Eventually, despite the utter lack of enthusiasm within the hallowed groves of Academe, I found myself plowing with growing interest into the rather obscure and generally abstruse niche topic of American motorsport history. This was serendipitous in that what may well have remained a short-lived diversion has held my interest for much of the past three decades, and this is why I say with some sense of context that books like Robert Dick’s elevate the field.

The subtitle of this one, his third, sharpens the focus: Streamlined Specials and a New Generation of Drivers on American Speedway, 1915–1922. This is an excellent monograph written by an author who has mastered the topic at hand.
Dick’s focus is on the formative years of motorsport during the early decades of the 20th century. His first two books explored Mercedes and Auto Racing in the Belle Epoque, 1895–1915 (McFarland, 2005) and then Auto Racing Comes of Age: A Transatlantic View of the Cars, Drivers and Speedways, 1900–1925 (McFarland, 2013). Both are standard works for any research into this era of motorsport.
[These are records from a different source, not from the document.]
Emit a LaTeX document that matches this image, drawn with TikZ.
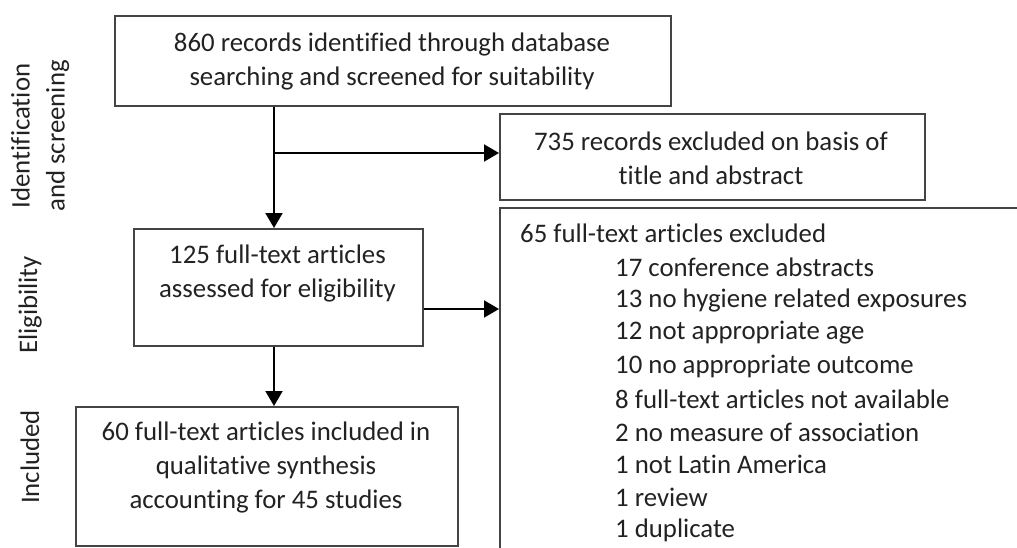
\documentclass[tikz,border=0pt]{standalone}
\usepackage{fontspec}
\setmainfont{Carlito}[Ligatures=NoCommon]
\usetikzlibrary{arrows.meta}
\definecolor{txt}{HTML}{222222}
\definecolor{frame}{HTML}{444444}
\tikzset{
  box/.style={draw=frame, line width=1.6pt, inner sep=0pt, anchor=north west},
  tx/.style={text=txt, align=center, inner sep=0pt, font=\fontsize{26.8}{34}\selectfont},
  lbl/.style={text=txt, align=center, rotate=90, font=\fontsize{26.8}{35}\selectfont},
  itm/.style={text=txt, anchor=west, inner sep=0pt, font=\fontsize{26.8}{33}\selectfont},
  arr/.style={line width=2pt, -{Triangle[length=15pt,width=17pt]}}
}
\begin{document}
\begin{tikzpicture}[x=1pt,y=-1pt]
\useasboundingbox (0,0) rectangle (1017,547);
\clip (0,0) rectangle (1017,547);
\node[box, minimum width=556pt, minimum height=90pt] (b1) at (114,15) {};
\node[tx] (b1t) at (392,61) {860 records identified through database\\searching and screened for suitability};
\node[box, minimum width=425pt, minimum height=86pt] (b2) at (499,113) {};
\node[tx] (b2t) at (711,158) {735 records excluded on basis of\\title and abstract};
\node[box, minimum width=289pt, minimum height=117pt] (b3) at (133,228) {};
\node[tx] (b3t) at (277.5,273) {125 full-text articles\\assessed for eligibility};
\node[box, minimum width=382pt, minimum height=139pt] (b4) at (75,406) {};
\node[tx] (b4t) at (266,467) {60 full-text articles included in\\qualitative synthesis\\accounting for 45 studies};
\node[box, minimum width=600pt, minimum height=400pt] (b5) at (499,207) {};
\node[itm] (t0) at (520,233) {65 full-text articles excluded};
\node[itm] (t1) at (615,267) {17 conference abstracts};
\node[itm] (t2) at (615,300) {13 no hygiene related exposures};
\node[itm] (t3) at (615,333) {12 not appropriate age};
\node[itm] (t4) at (615,366) {10 no appropriate outcome};
\node[itm] (t5) at (615,399) {8 full-text articles not available};
\node[itm] (t6) at (615,432) {2 no measure of association};
\node[itm] (t7) at (615,464) {1 not Latin America};
\node[itm] (t8) at (615,497) {1 review};
\node[itm] (t9) at (615,530) {1 duplicate};
\node[lbl] (l1) at (40,136) {Identification\\and screening};
\node[lbl] (l2) at (30,305) {Eligibility};
\node[lbl] (l3) at (30,457) {Included};
\coordinate (j) at (274,153);
\draw[arr] (b1.south -| j) -- (b3.north -| j);
\draw[arr] (j) -- (j -| b2.west);
\draw[arr] (b3.east |- 0,309) -- (b5.west |- 0,309);
\draw[arr] (b3.south -| j) -- (b4.north -| j);
\end{tikzpicture}
\end{document}
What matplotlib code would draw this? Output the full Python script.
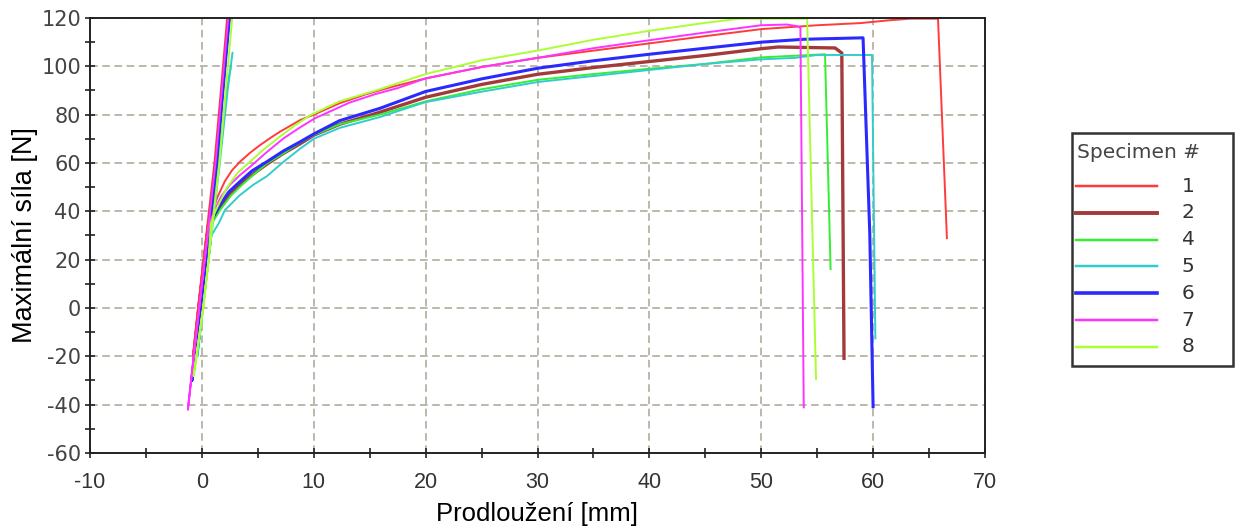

While Dick brings with him an engineer’s close attention to things mechanical and technological, he also stays aware of the context, the zeitgeist if you will, within which the machines exist. This is a feat many of more technically inclined writers with an engineering background struggle with. An obsession with machines and all their myriad dimensions and specifications really is low-hanging fruit whereas the history of the times in which they occur and the times that preceded them is where the hard work of understanding any one thing in context happens. Even motorsports “politics” has its place here but it too is just one strand of many.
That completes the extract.